Qid / Q Inside Safety Technology (Motiva)
Qid is a tiny RFID microchip embedded in select Motiva implants. It stores the implant’s serial number, lot number, and specifications, which can be read with an external scanner. This means your implant can be identified without surgery, useful in medical emergencies, future consultations with different surgeons, or if records are lost. It also affects which warranty tier your implant qualifies for. No other breast implant brand offers embedded identification technology.
Candidacy Terms
Profile
Profile refers to how far the implant projects forward from the chest wall relative to its base width. Both Motiva and Sientra offer multiple profile options, though they use different naming conventions:
Motiva profiles: Mini, Demi, Full, Corsé (ranging from low to high projection)
Sientra profiles: Low, Moderate, Moderate Plus, High, Xtra High
Higher profile implants project more for a given base width, which matters for patients with narrower chest walls who still want noticeable projection. Lower profiles create a wider, more subtle slope. Your surgeon will match the profile to your chest measurements and aesthetic goals.
Base Width
Base width is the diameter of the implant measured across its widest point. It’s one of the most important numbers in implant selection because your natural breast width and chest wall dimensions set a physical limit on how wide an implant can be without looking unnatural or causing complications. An implant that’s too wide for your frame can cause lateral displacement, visible edges, or tissue stretch over time.
Ready to compare Motiva and Sientra with plastic surgeon who offers both? Contact the office to schedule your personalized consultation.
Frequently Asked Questions
Are Motiva implants better than Sientra?
Neither is objectively better. Motiva shows lower complication rates in early data (five years), offers adaptive gel technology, and has an innovative surface design. Sientra has a much longer track record (10+ years of published data), and is approved for reconstruction. The best implant is the one that matches your anatomy, goals, and surgeon’s expertise.
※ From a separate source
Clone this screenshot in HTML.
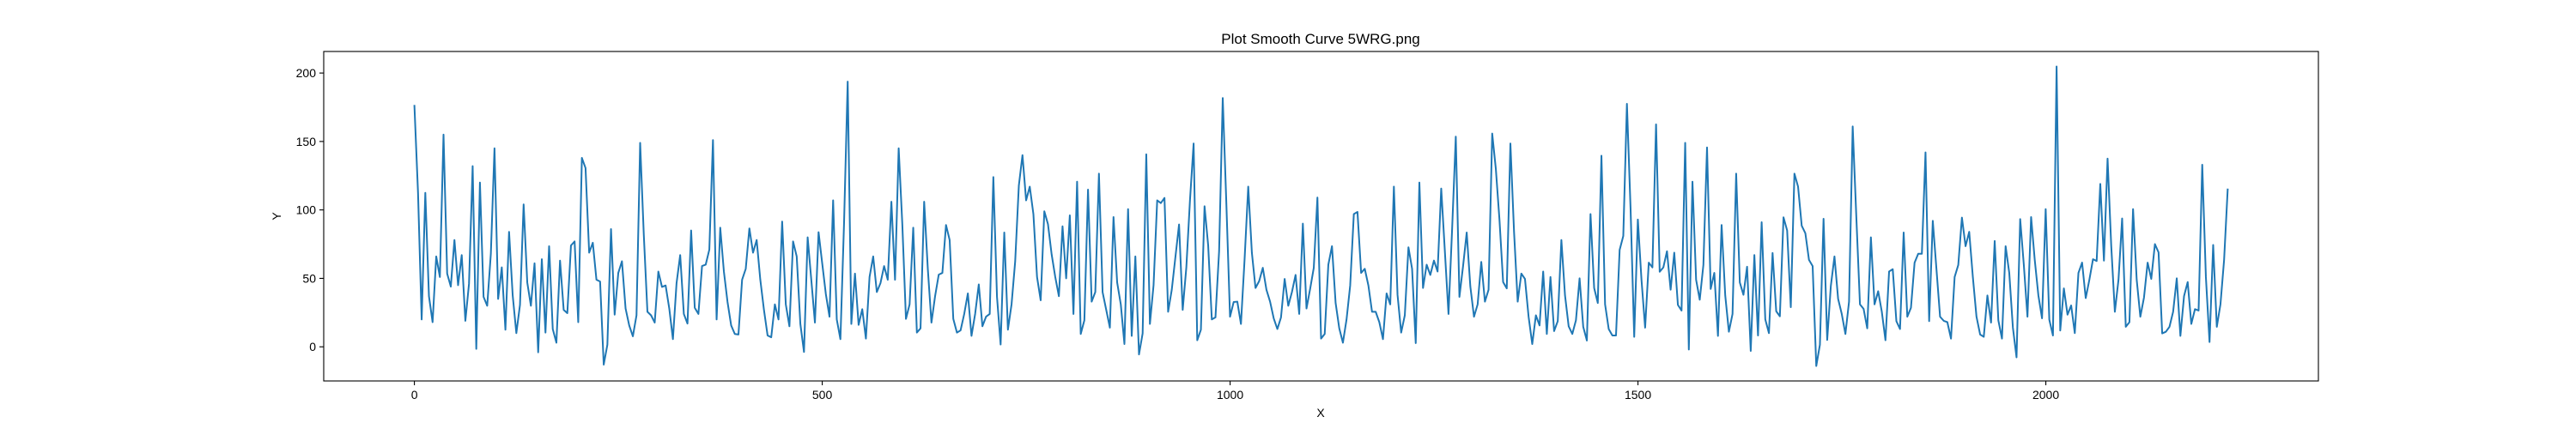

How long do Motiva and Sientra implants last?
No breast implant is guaranteed to last forever. Both brands are designed for long-term use, but complications like capsular contracture or rupture can necessitate replacement. Motiva’s 5-year data shows a 0.6% rupture rate. Sientra’s 10-year data shows an 8.6% rupture rate. These numbers aren’t directly comparable due to the different timeframes, but both indicate that the majority of implants remain intact for many years.
What is the Motiva Ergonomix implant, and does Sientra have something similar?
Ergonomix is Motiva’s adaptive-shape implant, using a flexible gel that shifts between round (lying down) and teardrop (standing). Sientra doesn’t offer an adaptive implant rather round implants.
Do I need to register my Motiva implants for warranty coverage?
Yes. Motiva’s warranty requires registration, and your surgeon’s office typically handles this. Missing the registration window could affect your coverage. Sientra’s Platinum20 warranty, by contrast, enrolls automatically for all implants placed after May 1, 2018, with no action required from the patient or surgeon.
Which implant is safer regarding BIA-ALCL?
Both brands have reported zero BIA-ALCL cases in their clinical studies. The primary risk factor for BIA-ALCL is macro-textured implant surfaces. Motiva only offers its SmoothSilk surface (not classically textured), while Sientra offers both smooth and textured options. If BIA-ALCL risk is a top concern, discussing surface choice with your surgeon is more important than brand choice alone.